Black Friday Steals Thanksgiving

in Opinion by

On Thanksgiving Day, I have a feeling we’re going to do the same thing we do every year. Get together with family, eat that delicious spread of Thanksgiving dinner and carry on into the night until all go home, or pass out on the couch.
After the last few weeks of classes, a relaxing evening is in order. The last thing that appeals to me is more stress. For the folks that eat all day, and then force themselves through two miserable hours of sleep before the alarm sounds to get up and haul out into the cold, busy-body filled stores and shopping malls.
Not to sound like a broken record, but I can’t seem to understand why people pile into their cars, trucks and vans at all hours of the night to buy a television or foot massager that they simply don’t need, won’t use, or already have two of. This means of continuing the promotion of consumerism is doing more harm than good.
Think about it; some people work and work for wages that, in some cases, barely make their electric bill, and then the same people march into the night, hypnotized by the big, pretty signs that glow in the night screaming, “SALES, SALES.” They are in turn forced to buy products, gifts and cheap trinkets that serve them limited purpose.
As a college students, paying for school, including books and supplies, seems like a far more important investment to me than wasting it on an expensive computer, camera or what have you, that’s programmed with a planned-obsolescence. In no way can I rationalize compromising my money that’s for school, or food for that matter, to go out and buy stuff that I’m told I need, because it’s the ‘best’ and it will make me into something I lack.
Sure, buying an oversized television or computer for hundreds of dollars less than normally priced could be seen as a steal, but at what cost do we buy into these material products that are meant to glorify our lives in a superficial and surreal way?
In some cases, materials used in various technologies can be hazardous to people, like cadmium, and the production and distribution play a large role in the furthering degradation of our environment.
With each year growing more and more around the idea that family time branches into the night and around the shopping malls, I can’t help but ask how did it get to be this way? Why are people so amped to wait outside of a box store’s door in temperatures well below zero to wait shivering for something they simply don’t need?

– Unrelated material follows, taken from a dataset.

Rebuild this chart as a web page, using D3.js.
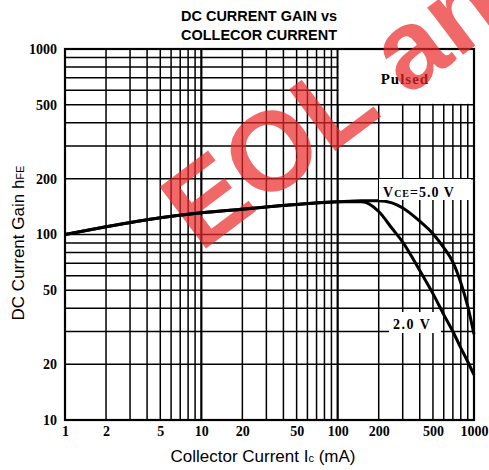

Not only does it depreciate the togetherness and gathering of family—since you’re actually surrounding yourself and competing with strangers to get the best deals—but it’s turning a holiday that is about giving thanks and being appreciative for what you have into pro-consumerism, take-all, leave-none sort of nightmare.
So, to those that are heading out into the cold night after Thanksgiving Day, I tip my hat to you and turn the other way.